Yessir, and I want to turn S’quatch’s road bike into a sour pickle.

You know what that’s gonna cost you right?

I was thinking I could maybe swap you my neighbor’s goat hoof shot glass and a pint of aguadiente for it?

No sir, that right there whatchu want is gonna cost you your soul.

The whole thing?
The whole thing.

I got a lot of soul, maybe you only can use a little part of it, and I could like, keep most of it for myself?

It don’t work like ‘dat.

Well, then can you turn Powder’s Ellsworth into a Captain and Tennile record?

Which one?

It don’t matter, just pick one.

I can do that.

Then we may have ourselves a deal…

I’m off to the Mississipi Delta today so don’t be looking for a new post tomorrow. I’m off to find the crossroads and see how I can make out. I figure with all the destruction over there the Devil is doing a brisk business and I may get away with a “No Soul Down-No Soul Payment until 2006!” kind of deal.

If you were going to the crossroads, to make yourself a deal (Not that the sweet rubes of the BRC would do such a thing) what would you be looking for? Would you trade your soul outright, or are you wily enough to trick him?

For that matter what did happen to Robert Johnson out there on that dark and lonely night?

Juancho-in A minor

See you Monday, when I’m fast as lightnin’.

8 Responses to At the Crossroads

  1. Spotted a spectral image of Sasquatch streaking through the neighorhood last night. Li’l Hitops and I were at the park with our mutt. The creature was so indistinct, so quiet, and so fast that he must have just returned from the crossroads. Echo of the Sixth Sense: had the devil already collected, with the debtor the last to know? Called out a few times to the image but no response. Maybe he was in another dimension, insensate to earthly sound. If indeed it was Sasquatch, or his shade. Bareheaded, which is Sas’ MO.

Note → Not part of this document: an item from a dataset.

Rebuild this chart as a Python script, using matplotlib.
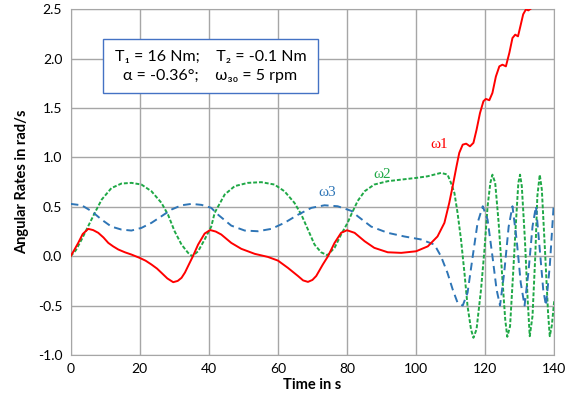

    Freaky. I’ll have to start walking my dog earlier in the evening.

  2. Blazed out a 50 miler today in the hot sun, and discovered a sad fact. A beat-down is a beat-down, whether by fat tire or skinny.

    Oh, but I’ve discovered a sweet new piece of singletrack! It’s wide and it’s packed REAL tight, and it leaves from my front yard.

    Juancho, I can’t wait to show you.

    On a sadder note, I leaned the silver beauty against the Natural Bridge War monument this morning, and it slid clitter clatter down the marble base. That gleaming top tube looks like a squirrel mistook it for an ear of corn. Oh well. Now I can stop polishing the damn thing and just ride it Squatch style.

  3. libbyllama, just join in with your own code, experimental fiction style. It won’t matter. We scratch our heads by habit, glean our meaning and respond in kind. Interpretation rarely matches intent under the big top.

    It’s mainly a grand opportunity to avoid work.